In a report released Wednesday, privacy commissioners said people who downloaded the Tim Hortons app had their movements tracked and recorded every few minutes, even when the app was not open on their phones.
The investigation came after National Post reporter James McLeod obtained data showing the Tim Hortons app on his phone had tracked his location more than 2,700 times in less than five months.
Federal privacy commissioner Daniel Therrien did the probe with privacy commissioners from British Columbia, Quebec and Alberta.
“Our joint investigation tells yet another troubling story of a company that failed to ensure proper design of an intrusive technology, resulting in a mass invasion of Canadians’ privacy,” Therrien said.
“It also highlights the very real risks related to location data and the tracking of individuals.”
The commissioners found the Tim Hortons app asked for permission to access a mobile device’s geolocation functions, but misled many users to believe information would be accessed only when the app was in use.
However, the app tracked users as long as the device was on, continually gathering their location data.
The commissioners say Tim Hortons collected “vast amounts” of granular location data with the aim of delivering targeted advertising, to better promote its coffee and associated products, but that it never actually used the data for this purpose.
The app used location data to infer where users lived, where they worked and whether they were travelling, the watchdogs found.
It generated an “event” every time users entered or left a Tim Hortons competitor, a major sports venue or their home or workplace, the commissioners said in a joint news release.
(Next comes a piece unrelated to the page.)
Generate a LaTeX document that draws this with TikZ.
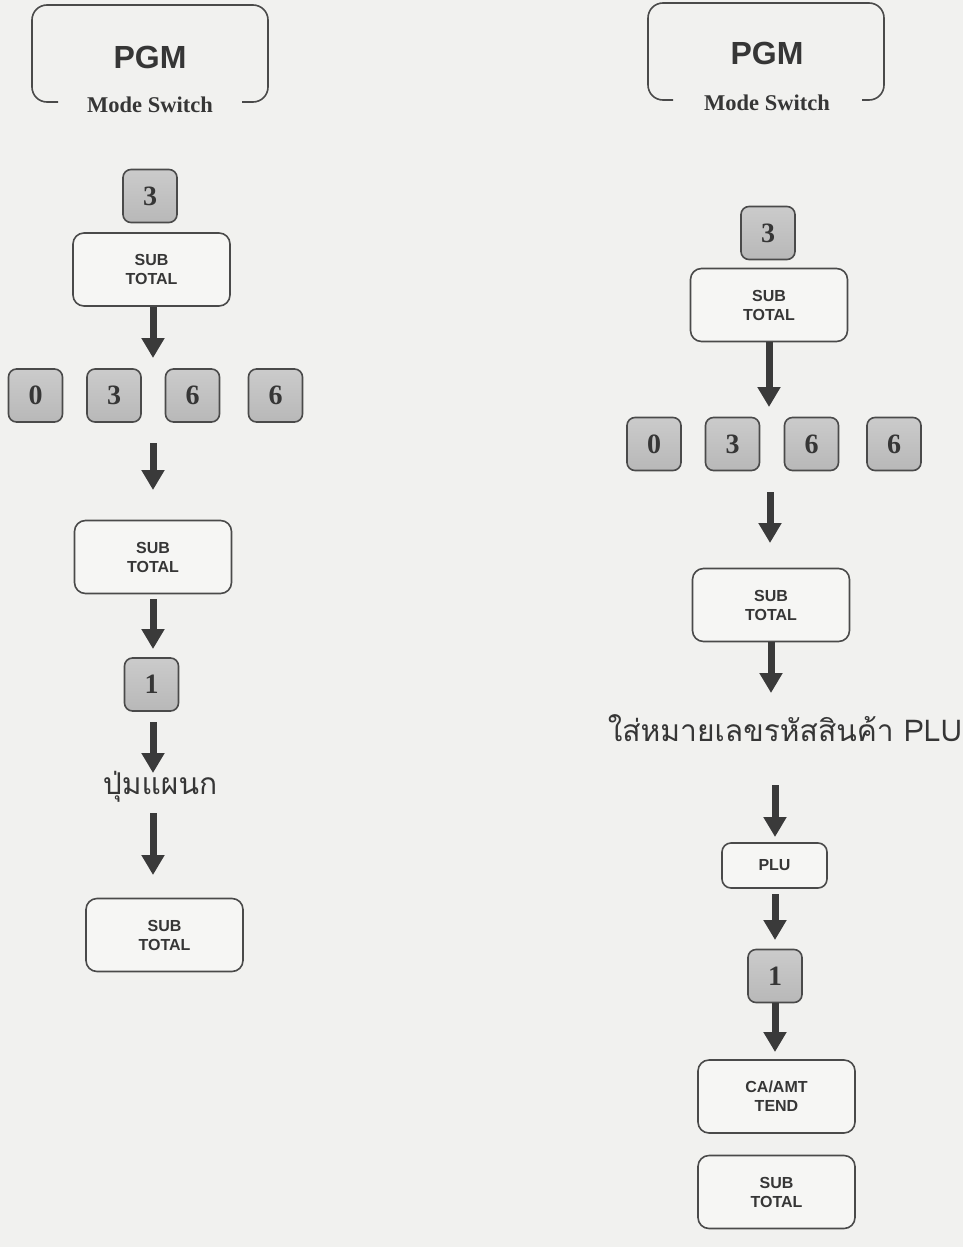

“The investigation uncovered that Tim Hortons continued to collect location data for a year after shelving plans to use it for targeted advertising, even though it had no legitimate need to do so,” the release said.
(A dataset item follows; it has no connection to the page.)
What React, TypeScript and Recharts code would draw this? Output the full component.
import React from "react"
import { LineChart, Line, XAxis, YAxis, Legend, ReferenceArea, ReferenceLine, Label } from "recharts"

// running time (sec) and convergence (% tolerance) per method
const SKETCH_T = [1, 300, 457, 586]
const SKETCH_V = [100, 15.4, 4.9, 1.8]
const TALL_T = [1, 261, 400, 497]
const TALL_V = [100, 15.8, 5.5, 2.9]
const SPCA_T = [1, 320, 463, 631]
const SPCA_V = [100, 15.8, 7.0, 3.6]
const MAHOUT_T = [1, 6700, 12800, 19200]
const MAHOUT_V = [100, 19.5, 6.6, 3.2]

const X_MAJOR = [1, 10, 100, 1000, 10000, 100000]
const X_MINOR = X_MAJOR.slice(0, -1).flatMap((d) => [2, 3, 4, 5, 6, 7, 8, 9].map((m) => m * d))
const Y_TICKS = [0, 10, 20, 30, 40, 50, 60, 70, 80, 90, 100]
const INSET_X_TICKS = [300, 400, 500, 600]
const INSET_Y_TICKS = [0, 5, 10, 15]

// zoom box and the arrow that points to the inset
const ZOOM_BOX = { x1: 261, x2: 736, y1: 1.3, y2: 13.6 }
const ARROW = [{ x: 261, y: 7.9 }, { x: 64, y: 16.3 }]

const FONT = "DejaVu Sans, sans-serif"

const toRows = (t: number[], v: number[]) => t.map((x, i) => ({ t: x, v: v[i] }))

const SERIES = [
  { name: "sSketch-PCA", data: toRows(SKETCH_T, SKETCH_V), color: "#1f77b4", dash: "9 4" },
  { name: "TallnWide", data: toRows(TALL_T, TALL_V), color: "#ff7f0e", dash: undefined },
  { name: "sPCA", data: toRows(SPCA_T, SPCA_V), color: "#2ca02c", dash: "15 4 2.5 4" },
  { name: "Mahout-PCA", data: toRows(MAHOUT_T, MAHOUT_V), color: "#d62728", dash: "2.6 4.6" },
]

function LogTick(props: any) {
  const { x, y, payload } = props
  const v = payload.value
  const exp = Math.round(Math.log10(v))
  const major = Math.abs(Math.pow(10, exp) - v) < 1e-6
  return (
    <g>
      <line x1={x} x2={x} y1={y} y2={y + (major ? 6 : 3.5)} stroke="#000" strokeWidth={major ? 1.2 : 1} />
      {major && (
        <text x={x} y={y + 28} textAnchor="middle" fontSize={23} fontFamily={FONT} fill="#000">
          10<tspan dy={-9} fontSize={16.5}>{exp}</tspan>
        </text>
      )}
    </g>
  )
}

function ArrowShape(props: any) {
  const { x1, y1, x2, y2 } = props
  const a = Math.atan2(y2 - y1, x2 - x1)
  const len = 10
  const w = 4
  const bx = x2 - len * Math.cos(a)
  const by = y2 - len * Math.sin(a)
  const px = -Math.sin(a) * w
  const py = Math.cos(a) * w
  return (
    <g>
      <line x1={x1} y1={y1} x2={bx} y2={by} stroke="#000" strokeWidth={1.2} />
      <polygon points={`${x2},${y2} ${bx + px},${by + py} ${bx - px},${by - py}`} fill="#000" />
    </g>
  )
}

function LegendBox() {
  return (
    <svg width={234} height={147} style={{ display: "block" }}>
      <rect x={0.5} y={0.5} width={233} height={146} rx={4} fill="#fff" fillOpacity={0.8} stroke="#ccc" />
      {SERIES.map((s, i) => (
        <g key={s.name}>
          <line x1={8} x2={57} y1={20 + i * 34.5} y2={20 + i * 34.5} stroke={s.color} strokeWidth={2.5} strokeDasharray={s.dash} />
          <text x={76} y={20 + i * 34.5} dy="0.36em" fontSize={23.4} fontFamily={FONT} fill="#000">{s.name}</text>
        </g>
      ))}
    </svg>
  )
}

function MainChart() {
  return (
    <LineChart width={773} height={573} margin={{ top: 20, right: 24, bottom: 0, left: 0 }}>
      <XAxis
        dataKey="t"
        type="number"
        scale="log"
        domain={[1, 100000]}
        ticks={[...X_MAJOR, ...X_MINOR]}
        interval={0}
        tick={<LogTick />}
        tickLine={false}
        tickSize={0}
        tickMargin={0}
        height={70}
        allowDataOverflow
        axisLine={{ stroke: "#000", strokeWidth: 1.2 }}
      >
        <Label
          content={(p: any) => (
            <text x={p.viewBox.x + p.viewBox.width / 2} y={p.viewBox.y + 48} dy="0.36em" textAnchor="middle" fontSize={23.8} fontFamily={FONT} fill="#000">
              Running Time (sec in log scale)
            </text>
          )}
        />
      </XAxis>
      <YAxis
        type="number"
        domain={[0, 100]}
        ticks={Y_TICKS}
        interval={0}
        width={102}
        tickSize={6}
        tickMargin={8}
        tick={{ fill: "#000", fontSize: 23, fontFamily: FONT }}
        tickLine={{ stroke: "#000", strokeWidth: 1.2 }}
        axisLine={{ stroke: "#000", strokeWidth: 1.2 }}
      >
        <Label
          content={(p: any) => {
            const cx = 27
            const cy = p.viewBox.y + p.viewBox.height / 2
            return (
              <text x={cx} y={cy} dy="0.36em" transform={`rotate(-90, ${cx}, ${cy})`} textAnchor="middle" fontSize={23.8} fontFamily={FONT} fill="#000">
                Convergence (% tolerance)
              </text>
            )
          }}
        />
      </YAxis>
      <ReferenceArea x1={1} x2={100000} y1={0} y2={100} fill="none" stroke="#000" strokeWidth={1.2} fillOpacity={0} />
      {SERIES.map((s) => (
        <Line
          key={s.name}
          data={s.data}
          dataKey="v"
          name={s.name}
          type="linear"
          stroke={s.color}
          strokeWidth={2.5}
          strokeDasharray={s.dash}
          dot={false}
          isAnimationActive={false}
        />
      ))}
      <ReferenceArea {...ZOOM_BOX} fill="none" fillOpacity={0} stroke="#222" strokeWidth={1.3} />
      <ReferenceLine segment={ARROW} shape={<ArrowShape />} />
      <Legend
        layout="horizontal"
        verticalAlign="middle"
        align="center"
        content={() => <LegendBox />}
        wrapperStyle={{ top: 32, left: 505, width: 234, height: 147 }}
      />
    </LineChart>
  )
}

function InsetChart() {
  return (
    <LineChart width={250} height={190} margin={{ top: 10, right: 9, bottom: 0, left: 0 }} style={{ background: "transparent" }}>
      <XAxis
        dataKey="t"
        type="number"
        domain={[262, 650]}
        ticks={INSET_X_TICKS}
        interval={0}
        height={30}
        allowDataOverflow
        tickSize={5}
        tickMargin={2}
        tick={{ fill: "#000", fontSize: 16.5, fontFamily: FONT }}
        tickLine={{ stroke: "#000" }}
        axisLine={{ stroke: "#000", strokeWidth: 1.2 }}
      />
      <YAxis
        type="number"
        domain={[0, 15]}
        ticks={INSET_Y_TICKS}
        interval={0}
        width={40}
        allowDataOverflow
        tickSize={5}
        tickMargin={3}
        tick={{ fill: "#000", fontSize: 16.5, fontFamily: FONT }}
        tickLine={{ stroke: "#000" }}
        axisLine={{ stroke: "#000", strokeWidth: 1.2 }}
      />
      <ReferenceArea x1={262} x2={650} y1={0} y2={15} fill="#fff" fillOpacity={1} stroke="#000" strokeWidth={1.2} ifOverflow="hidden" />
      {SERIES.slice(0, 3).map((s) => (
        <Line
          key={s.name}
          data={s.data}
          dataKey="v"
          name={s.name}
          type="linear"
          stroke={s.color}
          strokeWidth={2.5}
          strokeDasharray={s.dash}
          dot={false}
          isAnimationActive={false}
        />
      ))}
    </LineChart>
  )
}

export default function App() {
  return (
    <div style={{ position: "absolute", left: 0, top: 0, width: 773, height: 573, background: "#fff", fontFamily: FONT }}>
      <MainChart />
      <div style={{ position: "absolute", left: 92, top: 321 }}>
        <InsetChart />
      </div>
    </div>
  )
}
“The company says it only used aggregated location data in a limited way, to analyze user trends—for example, whether users switched to other coffee chains, and how users’ movements changed as the pandemic took hold.”
Tim Hortons said Wednesday the company took immediate steps in 2020 to improve how it communicates with customers about the data they share with the company, and began reviewing its privacy practices with external experts.
“Shortly thereafter, we proactively removed the geolocation technology outlined in the report from the Tims app,” the company said in a statement. “The very limited use of this data was on an aggregated, de-identified basis to study trends in our business.”
While Tim Hortons stopped continually tracking users’ locations after the privacy probe began, this did not end the risk of surveillance, the watchdogs say.
The investigation found that Tim Hortons’ contract with a U.S. third-party location-services supplier contained language so “vague and permissive” that it would have allowed the supplier to sell “de-identified” location data for its own purposes.
There is a real risk that such geolocation data could be “re-identified,” the watchdogs warned.
“Geolocation data is incredibly sensitive because it paints such a detailed and revealing picture of our lives,” Therrien said.
Surveillance of everyday movements reveals where people live and work, as well as information about visits to a medical clinic or place of worship, he added. “It can be used to make deductions about sexual preferences, social political affiliations and much more.”
Tim Hortons agreed to implement recommendations that the company:
—delete any remaining location data and direct third-party service providers to do the same;
—establish and maintain a privacy management program for apps; and
—report on measures it has taken to comply with the recommendations.
Tim Hortons said the company had strengthened its internal team working to improve best privacy practices and continues to focus on ensuring customers “can make informed decisions about their data when using our app.”
B.C. information and privacy commissioner Michael McEvoy said many terms-of-use policies for apps are convoluted and don’t properly explain what is transpiring.
He added the emphasis needs to be “on the obligations of the companies to ensure that they understand the law and are complying with it.”